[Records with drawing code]

"""

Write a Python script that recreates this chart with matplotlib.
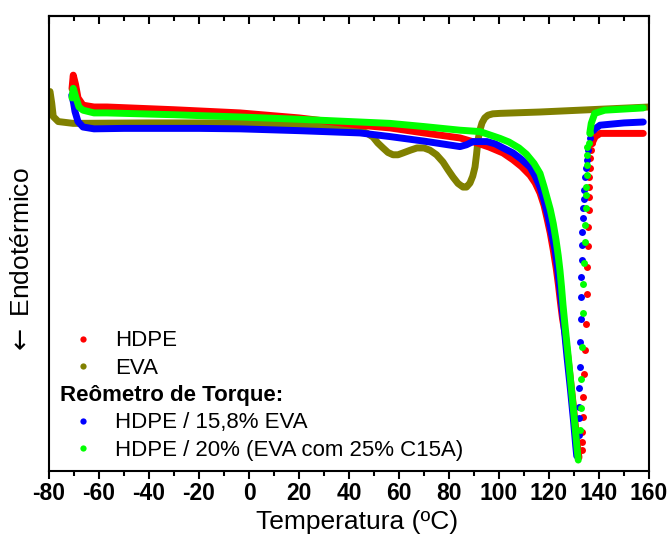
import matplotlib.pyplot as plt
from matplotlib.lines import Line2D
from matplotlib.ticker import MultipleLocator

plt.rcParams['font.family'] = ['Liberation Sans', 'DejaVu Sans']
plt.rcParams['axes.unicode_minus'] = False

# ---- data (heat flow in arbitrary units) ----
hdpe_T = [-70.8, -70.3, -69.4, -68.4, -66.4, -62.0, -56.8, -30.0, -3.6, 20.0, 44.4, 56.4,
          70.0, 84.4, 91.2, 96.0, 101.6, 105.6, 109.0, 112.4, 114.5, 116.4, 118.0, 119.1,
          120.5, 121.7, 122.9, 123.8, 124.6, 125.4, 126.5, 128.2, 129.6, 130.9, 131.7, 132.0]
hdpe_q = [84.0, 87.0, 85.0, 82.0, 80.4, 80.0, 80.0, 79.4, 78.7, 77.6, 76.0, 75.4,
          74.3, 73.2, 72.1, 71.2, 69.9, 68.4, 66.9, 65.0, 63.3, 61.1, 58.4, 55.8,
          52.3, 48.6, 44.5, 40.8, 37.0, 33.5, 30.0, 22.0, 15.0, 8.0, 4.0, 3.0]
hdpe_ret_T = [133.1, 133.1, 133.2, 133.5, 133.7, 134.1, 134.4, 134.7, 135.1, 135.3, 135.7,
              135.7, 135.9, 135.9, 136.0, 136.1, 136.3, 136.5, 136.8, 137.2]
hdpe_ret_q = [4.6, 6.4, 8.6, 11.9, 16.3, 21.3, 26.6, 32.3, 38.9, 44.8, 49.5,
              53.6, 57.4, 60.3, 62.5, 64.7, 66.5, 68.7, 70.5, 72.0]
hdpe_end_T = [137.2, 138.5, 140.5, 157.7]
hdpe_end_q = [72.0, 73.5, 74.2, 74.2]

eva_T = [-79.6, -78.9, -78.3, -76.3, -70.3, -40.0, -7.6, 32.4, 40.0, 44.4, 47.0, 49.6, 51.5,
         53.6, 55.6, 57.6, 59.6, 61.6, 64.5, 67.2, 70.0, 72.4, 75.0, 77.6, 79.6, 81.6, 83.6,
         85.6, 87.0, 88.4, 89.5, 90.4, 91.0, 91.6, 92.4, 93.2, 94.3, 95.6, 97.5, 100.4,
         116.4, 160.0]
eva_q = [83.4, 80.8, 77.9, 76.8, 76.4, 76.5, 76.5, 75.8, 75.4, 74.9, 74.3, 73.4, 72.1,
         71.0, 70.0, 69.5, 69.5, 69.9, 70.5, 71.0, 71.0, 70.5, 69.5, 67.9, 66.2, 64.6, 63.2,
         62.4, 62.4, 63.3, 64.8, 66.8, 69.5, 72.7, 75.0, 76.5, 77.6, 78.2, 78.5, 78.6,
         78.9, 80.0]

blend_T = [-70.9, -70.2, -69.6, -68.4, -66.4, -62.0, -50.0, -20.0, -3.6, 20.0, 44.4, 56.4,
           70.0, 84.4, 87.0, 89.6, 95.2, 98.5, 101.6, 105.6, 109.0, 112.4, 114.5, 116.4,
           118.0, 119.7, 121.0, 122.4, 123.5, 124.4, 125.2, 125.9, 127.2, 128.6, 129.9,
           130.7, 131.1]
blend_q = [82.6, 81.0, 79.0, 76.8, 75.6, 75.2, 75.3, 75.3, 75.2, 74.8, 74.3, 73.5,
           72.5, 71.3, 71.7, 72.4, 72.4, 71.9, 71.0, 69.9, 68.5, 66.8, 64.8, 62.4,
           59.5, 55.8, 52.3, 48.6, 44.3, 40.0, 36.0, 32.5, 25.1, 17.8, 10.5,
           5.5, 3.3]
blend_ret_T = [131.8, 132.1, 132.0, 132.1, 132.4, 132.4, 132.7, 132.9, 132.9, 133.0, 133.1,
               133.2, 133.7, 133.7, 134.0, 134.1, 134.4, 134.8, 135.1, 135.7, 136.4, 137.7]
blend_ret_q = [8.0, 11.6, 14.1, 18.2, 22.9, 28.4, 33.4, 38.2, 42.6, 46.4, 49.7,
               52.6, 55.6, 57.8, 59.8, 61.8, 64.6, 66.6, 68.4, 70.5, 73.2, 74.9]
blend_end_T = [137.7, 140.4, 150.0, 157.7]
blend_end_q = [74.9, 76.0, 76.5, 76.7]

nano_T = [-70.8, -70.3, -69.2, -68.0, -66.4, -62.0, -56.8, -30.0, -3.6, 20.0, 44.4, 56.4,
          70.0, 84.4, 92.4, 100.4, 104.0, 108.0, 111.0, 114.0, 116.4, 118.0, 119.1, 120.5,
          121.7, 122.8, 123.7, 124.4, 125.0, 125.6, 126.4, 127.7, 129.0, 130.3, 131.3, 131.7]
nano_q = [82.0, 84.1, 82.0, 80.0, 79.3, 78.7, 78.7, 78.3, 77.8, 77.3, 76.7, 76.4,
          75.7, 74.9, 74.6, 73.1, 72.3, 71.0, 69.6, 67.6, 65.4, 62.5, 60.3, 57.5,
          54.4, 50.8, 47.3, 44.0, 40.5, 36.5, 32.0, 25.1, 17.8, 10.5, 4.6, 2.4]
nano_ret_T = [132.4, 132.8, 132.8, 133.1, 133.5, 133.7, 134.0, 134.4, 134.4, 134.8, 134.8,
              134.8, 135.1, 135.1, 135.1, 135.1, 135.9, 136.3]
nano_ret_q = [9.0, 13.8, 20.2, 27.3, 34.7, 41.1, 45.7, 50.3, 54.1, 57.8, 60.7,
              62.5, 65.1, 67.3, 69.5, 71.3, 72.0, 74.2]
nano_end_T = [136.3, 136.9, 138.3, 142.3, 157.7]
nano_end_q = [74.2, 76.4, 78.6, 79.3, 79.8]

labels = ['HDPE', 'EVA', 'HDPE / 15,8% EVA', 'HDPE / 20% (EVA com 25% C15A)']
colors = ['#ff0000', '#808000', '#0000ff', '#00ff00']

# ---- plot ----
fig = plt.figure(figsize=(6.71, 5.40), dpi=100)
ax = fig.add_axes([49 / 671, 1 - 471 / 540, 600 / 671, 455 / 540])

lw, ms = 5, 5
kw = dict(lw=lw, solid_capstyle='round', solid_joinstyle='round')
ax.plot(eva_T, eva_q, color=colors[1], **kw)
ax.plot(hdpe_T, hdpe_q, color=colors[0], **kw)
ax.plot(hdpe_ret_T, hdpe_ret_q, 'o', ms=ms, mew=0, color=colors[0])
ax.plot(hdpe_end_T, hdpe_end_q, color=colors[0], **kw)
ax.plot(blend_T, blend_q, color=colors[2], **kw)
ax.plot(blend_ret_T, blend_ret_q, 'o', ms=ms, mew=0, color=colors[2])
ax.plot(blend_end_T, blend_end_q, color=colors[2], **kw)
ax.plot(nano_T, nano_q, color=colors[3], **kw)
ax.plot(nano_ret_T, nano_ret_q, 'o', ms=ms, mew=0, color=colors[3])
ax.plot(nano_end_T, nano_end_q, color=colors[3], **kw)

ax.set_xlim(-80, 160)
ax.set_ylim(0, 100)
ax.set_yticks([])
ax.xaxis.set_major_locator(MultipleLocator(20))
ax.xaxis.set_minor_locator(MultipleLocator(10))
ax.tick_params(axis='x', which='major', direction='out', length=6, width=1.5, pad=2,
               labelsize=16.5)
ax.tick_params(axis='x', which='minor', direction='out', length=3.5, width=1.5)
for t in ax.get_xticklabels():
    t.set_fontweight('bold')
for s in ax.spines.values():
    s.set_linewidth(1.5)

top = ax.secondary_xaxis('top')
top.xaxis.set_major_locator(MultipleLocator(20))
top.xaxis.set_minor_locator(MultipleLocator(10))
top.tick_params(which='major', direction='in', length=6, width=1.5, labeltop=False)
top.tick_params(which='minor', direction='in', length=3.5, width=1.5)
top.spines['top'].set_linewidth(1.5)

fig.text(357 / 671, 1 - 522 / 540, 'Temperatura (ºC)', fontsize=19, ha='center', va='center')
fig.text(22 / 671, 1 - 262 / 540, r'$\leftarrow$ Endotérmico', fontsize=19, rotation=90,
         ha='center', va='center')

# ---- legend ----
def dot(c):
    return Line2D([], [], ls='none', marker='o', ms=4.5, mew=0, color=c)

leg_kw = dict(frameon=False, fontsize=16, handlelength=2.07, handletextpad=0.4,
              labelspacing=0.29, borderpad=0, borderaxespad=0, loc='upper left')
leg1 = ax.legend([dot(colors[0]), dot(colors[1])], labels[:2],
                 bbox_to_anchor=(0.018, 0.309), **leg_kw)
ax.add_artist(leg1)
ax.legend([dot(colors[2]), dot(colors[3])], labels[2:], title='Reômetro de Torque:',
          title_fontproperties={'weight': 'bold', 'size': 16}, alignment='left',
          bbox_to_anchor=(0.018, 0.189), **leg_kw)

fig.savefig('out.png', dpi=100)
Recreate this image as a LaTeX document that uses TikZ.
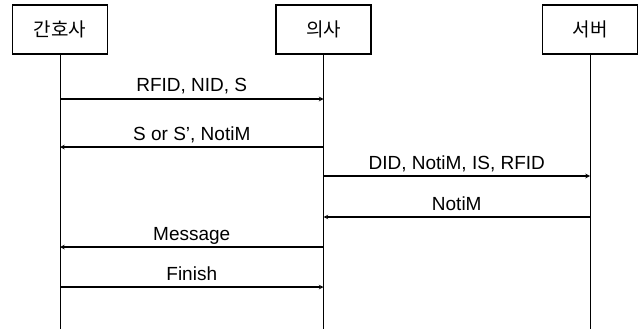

"""

--- Prompt ---
Above are the records; repeat their lines from the first through the line containing "plt.rcParams['axes.unicode_minus'] = False", and leave out each picture.

--- Solution to the exercise ---
Write a Python script that recreates this chart with matplotlib.
import matplotlib.pyplot as plt
from matplotlib.lines import Line2D
from matplotlib.ticker import MultipleLocator

plt.rcParams['font.family'] = ['Liberation Sans', 'DejaVu Sans']
plt.rcParams['axes.unicode_minus'] = False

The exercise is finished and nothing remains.